森林法「開発規制できず」 林野庁、静岡県の主張否定

 熱海市伊豆山の大規模土石流の砂防規制に関する行政対応を巡り、林野庁は27日までに、森林法に基づき面積1ヘクタール以下の場合に提出される伐採届では、残土投棄や盛り土造成などの開発行為を規制できないとする見解を静岡新聞社の取材に対して明らかにした。静岡県の「森林法で規制されていたため、砂防法で規制する必要がなかった」とする主張が否定された形になる。
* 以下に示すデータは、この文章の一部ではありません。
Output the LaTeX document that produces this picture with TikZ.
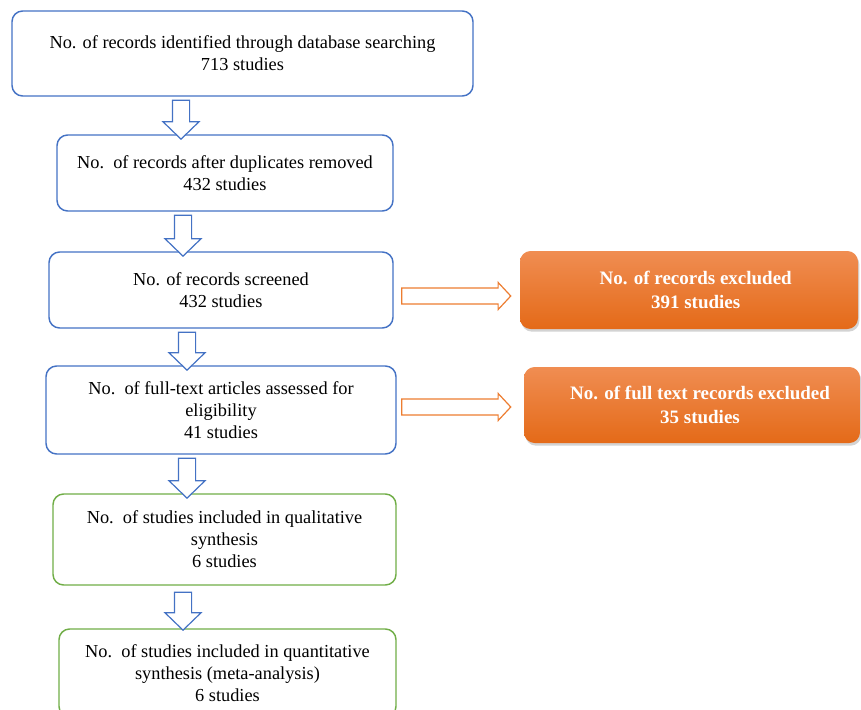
\documentclass[tikz,border=0pt]{standalone}
\usepackage{fontspec}
\setmainfont{Liberation Serif}
\usetikzlibrary{shapes.arrows,shadows}
\definecolor{boxblue}{HTML}{4472C4}
\definecolor{boxgreen}{HTML}{70AD47}
\definecolor{exclorange}{HTML}{ED7D31}
\definecolor{excltop}{HTML}{F08D52}
\definecolor{exclbottom}{HTML}{E46A18}

\begin{document}
\begin{tikzpicture}[x=0.75pt, y=-0.75pt, font=\fontsize{13.75}{16.5}\selectfont]
   \useasboundingbox (0,0) rectangle (861,710);

   \begin{scope}[every node/.style={draw=boxblue,line width=1.1pt,rounded corners=8pt,align=center,inner sep=0pt}]
    \node[minimum width=345.75pt,minimum height=63.75pt] (b1) at (242.5,53.5) {No. of records identified through database searching\\713 studies};
    \node[minimum width=252pt,minimum height=57pt] (b2) at (225,173) {No.\ \ of records after duplicates removed\\432 studies};
    \node[minimum width=258pt,minimum height=57pt] (b3) at (221,290) {No. of records screened\\432 studies};
    \node[minimum width=262.5pt,minimum height=66pt] (b4) at (221,410) {No.\ \ of full-text articles assessed for\\eligibility\\41 studies};
    \node[draw=boxgreen,minimum width=257.25pt,minimum height=68.25pt] (b5) at (224.5,539.5) {No.\ \ of studies included in qualitative\\synthesis\\6 studies};
    \node[draw=boxgreen,minimum width=252.75pt,minimum height=66pt] (b6) at (227.5,673) {No.\ \ of studies included in quantitative\\synthesis (meta-analysis)\\6 studies};
   \end{scope}

   \begin{scope}[every node/.style={rounded corners=8pt,align=center,text=white,font=\fontsize{14.25}{18}\selectfont\bfseries,
      top color=excltop,bottom color=exclbottom,
      drop shadow={shadow xshift=1pt,shadow yshift=-2pt,opacity=.35}}]
    \node[minimum width=253.5pt,minimum height=58.5pt] (e1) at (689,290) {\hspace*{10pt}No. of records excluded\\\hspace*{10pt}391 studies};
    \node[minimum width=252pt,minimum height=57pt] (e2) at (692,405) {\hspace*{12pt}No. of full text records excluded\\\hspace*{12pt}35 studies};
   \end{scope}

   \begin{scope}[every node/.style={single arrow,draw=boxblue,line width=0.9pt,fill=white,inner sep=6pt,
      single arrow head extend=7.1pt,single arrow tip angle=92,shape border rotate=270}]
    \node[minimum height=29.25pt] (d1) at (181,115.5) {};
    \node[minimum height=30.75pt] (d2) at (183,231.5) {};
    \node[minimum height=28.5pt] (d3) at (187,347) {};
    \node[minimum height=30pt] (d4) at (187,474) {};
    \node[minimum height=28.5pt] (d5) at (183,607) {};
   \end{scope}

   \begin{scope}[every node/.style={single arrow,draw=exclorange,line width=0.9pt,fill=white,inner sep=5.6pt,
      single arrow head extend=4.1pt,single arrow tip angle=94,minimum height=81.75pt}]
    \node (r1) at (452.5,296) {};
    \node (r2) at (452.5,407) {};
   \end{scope}
\end{tikzpicture}
\end{document}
 県行政対応検証委員会(委員長・青島伸雄弁護士)で林野庁の見解は説明されておらず、一部の関係法令に検証を重点化した報告書の内容に影響を与えた可能性がある。
 逢初川上流域は森林法に基づく「5条森林」という規制区域で、1ヘクタール以下の開発をする場合に伐採届を市に提出する必要があるが、林野庁の担当者は「森林の状況を把握するためのもので、開発行為を止める効力はない。規制はかからない」と説明している。
 また、他法令を所管する部署との情報共有に関しては「森林法でそこまで求められていない」と答えた。
 県は26日の記者会見で林野庁に見解を確認しないまま、1ヘクタール以下の開発について「森林法で規制または管理されていた」と砂防規制の必要性はないと主張。森林法を扱う県の部署も関与せず、砂防法を所管する部署が独断で発表していた。
 検証委の会合では、上流全体の規制を進めるとした方針を説明せず、盛り土は規制区域外にあったと強調していた。森林法と砂防法の関係は議論されず、林野庁の見解は紹介されなかった。